The pastor’s story illustrates a couple important things that are explored in our readings for this week. First, the little girl wasn’t completely oblivious to the raging storm outside the plane. Nor was she that enthralled with her book! There isn’t a book out there that could hold a child’s attention while the plane got tossed to and fro! No, the little girl was completely aware of the panic that was all around her. But she was also aware of the calm, methodic voice of her father. As long as dad stayed calm and methodically warned the passengers of their need to keep their seatbelts on, then she knew she would be okay. It was her faith in her father’s ability to keep her safe that enabled that little girl to stay calm. Dad could have lost his faith in himself, his faith in his plane, his faith in God…but he didn’t. Dad kept his faith and his daughter kept hers.
At the same time, dad never left his travelers to wrestle with their fears while he wrestled with his own. Dad could have easily kept silent while he focused on maneuvering the plane to safety. Once they were through the storm, his people would be so overwhelmed with gratitude that they would most likely forget their pilot’s silence. But the pilot didn’t keep silent…the father didn’t keep silent. He reassured his people and his daughter that the storm wasn’t something he couldn’t handle. By keeping his faith and his calm and methodically doing his job, the pilot/father helped them keep their faith and calm.
Our reading from Job comes at the end of 37 chapters of Job wrestling with why he had been made to suffer greatly. For 37 long chapters, Job didn’t get any relief from his suffering, let alone an answer to why he had to suffer.
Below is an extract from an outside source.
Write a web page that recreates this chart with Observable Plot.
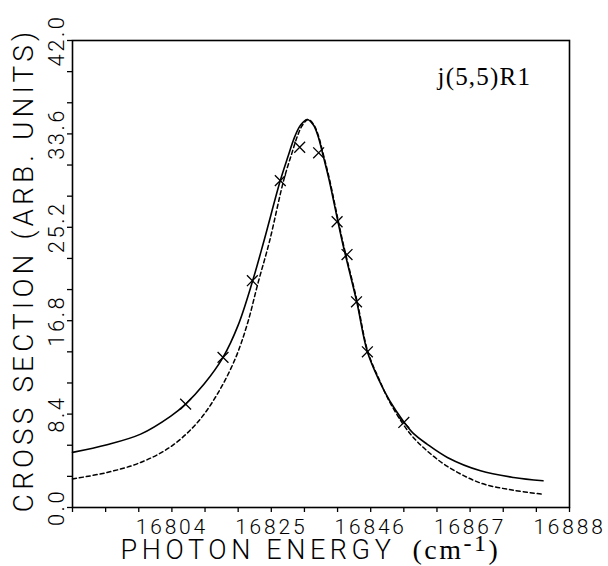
<!DOCTYPE html>
<html><head><meta charset="utf-8">
<script src="https://cdn.jsdelivr.net/npm/d3@7"></script>
<script src="https://cdn.jsdelivr.net/npm/@observablehq/plot@0.6"></script>
<style>
body{margin:0;background:#fff}
#c{width:608px;height:566px}
</style>
</head><body><div id="c"></div>
<script>
// Solid curve (fit 1)
const solidE = [16783.0,16790.3,16797.4,16803.7,16806.9,16810.8,16814.8,16818.0,16821.0,16823.4,16826.9,16828.4,16830.0,16831.2,16832.6,16833.9,16834.8,16836.1,16837.2,16840.0,16843.0,16845.3,16847.7,16850.0,16853.0,16855.0,16857.9,16862.2,16869.2,16876.2,16882.4];
const solidV = [4.96,5.65,6.6,8.2,9.3,11.1,13.5,16.4,20.3,23.9,29.4,31.4,33.4,34.4,34.9,34.4,33.5,31.4,29.5,23.9,18.6,14.0,11.5,9.6,7.7,6.66,5.7,4.5,3.3,2.7,2.4];
// Dashed curve (fit 2)
const dashE = [16783.0,16790.3,16797.4,16803.7,16809.3,16813.6,16817.4,16820.0,16822.2,16824.6,16827.6,16829.3,16830.6,16831.6,16832.8,16834.0,16834.9,16836.2,16837.3,16840.1,16843.1,16845.4,16847.8,16850.0,16853.0,16855.0,16857.9,16862.2,16869.2,16876.2,16882.2];
const dashV = [2.57,3.15,4.05,5.45,7.6,10.2,13.4,16.6,20.2,23.9,29.4,31.8,33.5,34.4,34.9,34.4,33.5,31.4,29.5,23.9,18.6,14.0,11.5,9.5,7.4,6.3,5.1,3.7,2.2,1.55,1.2];
// Measured points (crosses)
const crossE = [16806.9,16814.8,16821.0,16826.9,16831.0,16835.0,16838.9,16841.0,16843.0,16845.3,16853.0];
const crossV = [9.3,13.5,20.4,29.4,32.4,31.9,25.7,22.75,18.5,14.0,7.65];
// Axes
const xMinor = [16783,16790,16797,16804,16811,16818,16825,16832,16839,16846,16853,16860,16867,16874,16881,16888];
const xMajor = [16804,16825,16846,16867,16888];
const xTickLabels = ["16804","16825","16846","16867","16888"];
const yMinor = [0,2.8,5.6,8.4,11.2,14,16.8,19.6,22.4,25.2,28,30.8,33.6,36.4,39.2,42];
const yMajor = [0,8.4,16.8,25.2,33.6,42];
const yTickLabels = ["0.0","8.4","16.8","25.2","33.6","42.0"];
const xTitle = "PHOTON ENERGY";
const xUnit = "(cm-1)";
const yTitle = "CROSS SECTION (ARB. UNITS)";
const annotation = "j(5,5)R1";

const solid = solidE.map((e,i)=>({e, v: solidV[i]}));
const dashed = dashE.map((e,i)=>({e, v: dashV[i]}));
const crosses = crossE.map((e,i)=>({e, v: crossV[i]}));
const yTicks = yMajor.map((v,i)=>({v, t: yTickLabels[i]}));

const sans = "Roboto, 'DejaVu Sans', sans-serif";
const serif = "'Liberation Serif', 'Times New Roman', serif";

const plot = Plot.plot({
  width: 608, height: 566,
  marginLeft: 72, marginRight: 39, marginTop: 40, marginBottom: 59,
  x: {domain: [16783, 16888], label: null},
  y: {domain: [0, 42], label: null},
  style: {fontFamily: sans, background: "white", color: "black", overflow: "visible"},
  marks: [
    Plot.axisX({ticks: xMinor, tickSize: 5, fill: "none", strokeWidth: 1.3, label: null}),
    Plot.axisX({ticks: xMajor, tickSize: 0, tickPadding: 12, fontSize: 21, fontWeight: 300, label: null,
      tickFormat: d => xTickLabels[xMajor.indexOf(d)]}),
    Plot.axisY({ticks: yMinor, tickSize: 5, fill: "none", strokeWidth: 1.3, label: null}),
    Plot.text(yTicks, {y: "v", text: "t", frameAnchor: "left", rotate: -90, textAnchor: "middle",
      lineAnchor: "bottom", dx: -9, fontSize: 22, fontWeight: 300}),
    Plot.frame({stroke: "black", strokeWidth: 1.6}),
    Plot.line(solid, {x: "e", y: "v", curve: "catmull-rom", stroke: "black", strokeWidth: 1.6}),
    Plot.line(dashed, {x: "e", y: "v", curve: "catmull-rom", stroke: "black", strokeWidth: 1.5, strokeDasharray: "4,3"}),
    Plot.dot(crosses, {x: "e", y: "v", symbol: "times", r: 5, stroke: "black", strokeWidth: 1.3}),
    Plot.text([annotation], {text: d => d, frameAnchor: "top-right", textAnchor: "start", lineAnchor: "bottom",
      dx: -132, dy: 44, fontSize: 25, fontFamily: serif}),
    Plot.text([xTitle], {text: d => d, frameAnchor: "bottom-left", textAnchor: "start", lineAnchor: "bottom",
      dx: 48, dy: 51, fontSize: 27, fontWeight: 300}),
    Plot.text([xUnit], {text: d => d, frameAnchor: "bottom-left", textAnchor: "start", lineAnchor: "bottom",
      dx: 340, dy: 51, fontSize: 28, fontFamily: serif}),
    Plot.text([yTitle], {text: d => d, frameAnchor: "left", rotate: -90, textAnchor: "middle", lineAnchor: "bottom",
      dx: -40, dy: -4, fontSize: 28, fontWeight: 300})
  ]
});
document.getElementById("c").appendChild(plot);

const svg = d3.select(plot);
svg.selectAll("text").each(function(){
  const s = this.textContent;
  const t = d3.select(this);
  if (xTickLabels.includes(s)) t.style("letter-spacing", "2.8px");
  else if (yTickLabels.includes(s)) t.style("letter-spacing", "2.5px");
  else if (s === xTitle) t.style("letter-spacing", "4.6px");
  else if (s === yTitle) t.style("letter-spacing", "4.1px");
  else if (s === annotation) t.style("letter-spacing", "1.2px");
  else if (s === xUnit) {
    const parts = xUnit.match(/^(\(cm)(-1)(\))$/);
    t.text(null).style("letter-spacing", "2.5px");
    t.append("tspan").text(parts[1]);
    t.append("tspan").attr("dy", -8).style("font-size", "24px").text(parts[2]);
    t.append("tspan").attr("dy", 8).text(parts[3]);
  }
});
</script>
</body></html>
Recall that Job’s suffering was caused by Satan who, in a wager with God, wanted to see if he could get Job to lose his faith in God. Job was a righteous, God-fearing man that didn’t deserve suffering. Satan thought that unfair and undeserved suffering could get Job to lose his faith in God. But Job endured the suffering, even in spite of his friends trying to convince him to give up his faith in God. Of course, he didn’t endure the suffering without whining and complaining along the way. God finally confronts Job and asks him unanswerable questions. God asks, “Where were you when I laid the foundation of the earth? Who determined its measurements? Or who shut in the sea with doors when it burst out from the womb?” God didn’t answer why Job had to suffer but Job couldn’t answer God’s questions. God could have answered Job but didn’t while Job couldn’t answer God’s questions at all. Perhaps Job and we aren’t meant to know why there is suffering in this world, especially why bad things happen to good people. God knows things that we can’t know and perhaps shouldn’t know.
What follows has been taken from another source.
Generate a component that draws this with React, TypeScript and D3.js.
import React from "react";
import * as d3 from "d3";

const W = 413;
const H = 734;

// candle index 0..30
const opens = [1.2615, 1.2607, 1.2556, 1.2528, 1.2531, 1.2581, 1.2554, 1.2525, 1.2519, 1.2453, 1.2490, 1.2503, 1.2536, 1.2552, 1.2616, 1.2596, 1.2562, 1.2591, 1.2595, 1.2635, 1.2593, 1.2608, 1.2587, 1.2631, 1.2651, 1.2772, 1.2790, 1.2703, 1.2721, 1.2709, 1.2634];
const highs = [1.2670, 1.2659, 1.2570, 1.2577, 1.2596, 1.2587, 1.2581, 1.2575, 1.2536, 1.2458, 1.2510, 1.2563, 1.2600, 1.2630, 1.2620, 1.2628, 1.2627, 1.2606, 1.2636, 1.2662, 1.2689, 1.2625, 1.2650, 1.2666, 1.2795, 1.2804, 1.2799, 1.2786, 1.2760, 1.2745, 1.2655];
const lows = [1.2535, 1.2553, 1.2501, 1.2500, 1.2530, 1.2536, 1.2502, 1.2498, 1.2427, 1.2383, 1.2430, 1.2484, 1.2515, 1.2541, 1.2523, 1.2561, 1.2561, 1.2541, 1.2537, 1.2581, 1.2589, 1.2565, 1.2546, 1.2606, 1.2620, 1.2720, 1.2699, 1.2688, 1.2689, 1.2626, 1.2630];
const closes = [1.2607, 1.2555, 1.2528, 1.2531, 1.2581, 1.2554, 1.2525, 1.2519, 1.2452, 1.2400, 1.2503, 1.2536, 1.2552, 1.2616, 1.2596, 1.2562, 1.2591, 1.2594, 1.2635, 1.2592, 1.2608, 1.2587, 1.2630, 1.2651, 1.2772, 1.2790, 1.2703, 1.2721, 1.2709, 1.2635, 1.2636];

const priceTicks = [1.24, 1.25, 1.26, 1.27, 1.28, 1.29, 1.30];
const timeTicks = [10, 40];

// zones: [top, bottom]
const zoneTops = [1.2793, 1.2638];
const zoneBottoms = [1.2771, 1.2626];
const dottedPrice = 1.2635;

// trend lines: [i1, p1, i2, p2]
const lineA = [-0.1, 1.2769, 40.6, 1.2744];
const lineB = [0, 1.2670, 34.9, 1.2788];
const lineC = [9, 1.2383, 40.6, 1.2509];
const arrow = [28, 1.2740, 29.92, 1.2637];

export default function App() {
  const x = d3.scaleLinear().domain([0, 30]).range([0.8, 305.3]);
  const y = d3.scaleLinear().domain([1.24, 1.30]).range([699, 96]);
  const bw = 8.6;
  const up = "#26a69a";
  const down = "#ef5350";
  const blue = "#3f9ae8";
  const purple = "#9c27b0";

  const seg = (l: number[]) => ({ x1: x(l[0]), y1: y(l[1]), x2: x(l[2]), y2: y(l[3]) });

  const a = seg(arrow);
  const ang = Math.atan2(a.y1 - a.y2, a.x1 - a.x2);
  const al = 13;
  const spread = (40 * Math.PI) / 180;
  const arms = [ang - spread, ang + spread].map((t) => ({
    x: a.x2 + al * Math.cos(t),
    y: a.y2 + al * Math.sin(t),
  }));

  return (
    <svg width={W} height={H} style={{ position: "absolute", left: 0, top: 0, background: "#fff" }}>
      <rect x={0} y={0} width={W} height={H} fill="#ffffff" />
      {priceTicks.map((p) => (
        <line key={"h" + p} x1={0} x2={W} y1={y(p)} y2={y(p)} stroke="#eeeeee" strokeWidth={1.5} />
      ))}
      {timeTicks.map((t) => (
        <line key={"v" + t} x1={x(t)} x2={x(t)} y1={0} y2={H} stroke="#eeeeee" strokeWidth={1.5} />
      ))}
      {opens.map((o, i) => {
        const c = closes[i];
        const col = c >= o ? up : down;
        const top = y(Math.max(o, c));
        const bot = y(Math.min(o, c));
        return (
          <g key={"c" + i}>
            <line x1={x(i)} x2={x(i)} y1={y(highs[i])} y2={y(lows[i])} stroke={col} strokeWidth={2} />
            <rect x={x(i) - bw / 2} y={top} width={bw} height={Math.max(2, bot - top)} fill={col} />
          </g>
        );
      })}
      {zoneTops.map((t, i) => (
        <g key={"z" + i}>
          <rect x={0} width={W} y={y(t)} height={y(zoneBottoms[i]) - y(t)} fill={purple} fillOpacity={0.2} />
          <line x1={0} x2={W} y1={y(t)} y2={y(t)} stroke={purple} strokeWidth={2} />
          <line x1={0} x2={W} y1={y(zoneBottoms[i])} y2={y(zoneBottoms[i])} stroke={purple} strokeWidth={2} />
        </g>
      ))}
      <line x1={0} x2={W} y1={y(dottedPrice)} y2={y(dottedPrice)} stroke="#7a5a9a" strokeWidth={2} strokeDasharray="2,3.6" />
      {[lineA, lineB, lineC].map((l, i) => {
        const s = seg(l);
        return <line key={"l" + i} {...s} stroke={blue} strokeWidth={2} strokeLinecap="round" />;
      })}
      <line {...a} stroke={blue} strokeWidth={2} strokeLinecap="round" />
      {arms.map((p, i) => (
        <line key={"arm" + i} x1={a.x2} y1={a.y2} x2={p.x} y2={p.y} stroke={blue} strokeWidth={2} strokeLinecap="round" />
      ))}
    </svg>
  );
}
Like the father who refused to leave his travelers and daughter in silence, God chose to answer Job’s whining and complaining. Yes, God didn’t give Job answers but instead unanswerable questions but He didn’t condemn Job to silence. God spoke to Job within the storm. If anything, God gave Job questions to ponder other than the mystery of his suffering. God’s questions helped Job get his mind off of his misery. But God broke the silence. God kept the relationship alive. God keeps our relationships alive! God is eager to break silences! There is only death in silences and God breathes life into situations of death. God is life! And just as Job never lost his faith in God, God never lost his faith in Job. God walked with Job in his suffering. God walks with each of us in our suffering. God never loses faith in us. God might get angry when we allow sin into our lives. God might allow sin to ruin our lives. But God always has faith in us! God loves us too much to lose faith in us. God wants only the best for us as any loving father wants for his child. God knows what we are asked to endure in this life but God has faith in our ability to endure.
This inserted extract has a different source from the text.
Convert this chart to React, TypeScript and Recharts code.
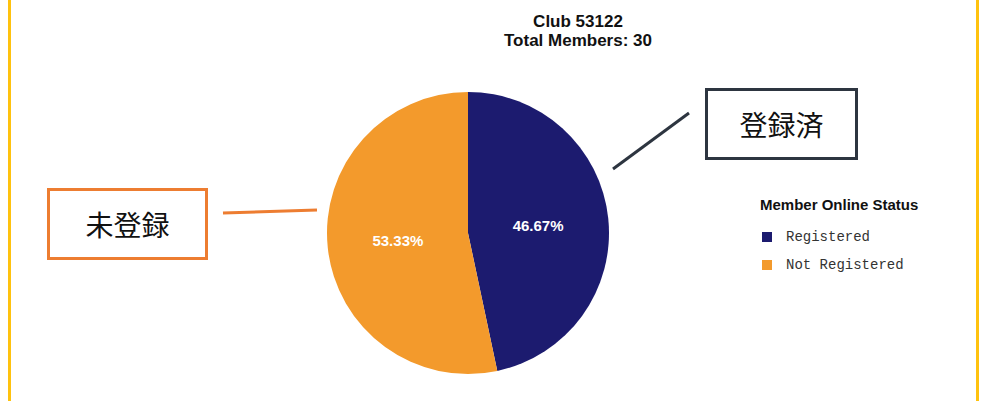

Jesus never lost his faith in his disciples. Jesus may have wondered why they behaved the way they did but he never lost faith in them. In our gospel reading, we heard how they were overwhelmed by fear and doubt amidst the storm they found themselves in. The disciples couldn’t understand how Jesus could sleep so soundly during the storm. They had lost their faith; in themselves, in their ship, in God, and in Jesus. Not one of these things could help them in their situation, or so they believed. Fear had gotten the better of them. Of course, they didn’t know that Jesus could still the storm with a mere phrase: “Peace! Be still!” Their faith was weak and undeveloped. The disciples were like all the travelers on that jostled plane, overwhelmed with fear and anxiety. Their lack of faith greatly hindered them. Jesus doesn’t want us to live in fear and anxiety. He spoke the phrase, “do not be afraid,” more than any other phrase throughout his earthly ministry for a reason. He knew that fear hinders our faith; faith in ourselves, faith in our abilities, faith in God and God’s abilities, and faith in God’s sure and steadfast love. Without faith, we can’t experience God’s kingdom here and now. Recall last week that faith is like a mustard seed-it grows into unimaginable opportunities and experiences. Faith enables us to do the unimaginable…be the unimaginable!! Jesus wanted his disciples to simply have faith, the same faith that he himself had. Jesus wants US to have faith! We hear of how Jesus calmed the stormy seas so that we, too, might have faith!
Eventually we all find ourselves in stormy waters or stormy airs. Life isn’t designed to be storm-free. But what the pastor reminds us and what Jesus reminds us is the importance of faith and God to carry us through those storms. God will carry us through the storms of this life. We just have to listen for His calming voice. We just have to cling to our faith in Him. God walks with each of us through the storms of our lives much the same way a loving father does. He doesn’t take our storms away from us. He tries to help whenever and however He can and sometimes, just sometimes, He manages to give just the right word or does just the right thing to help us get through. Let us be grateful for our God who is not only a calm before the storm and a calm after the storm but also…a calm in the storm.
In the name of the Father, Son, and Holy Spirit.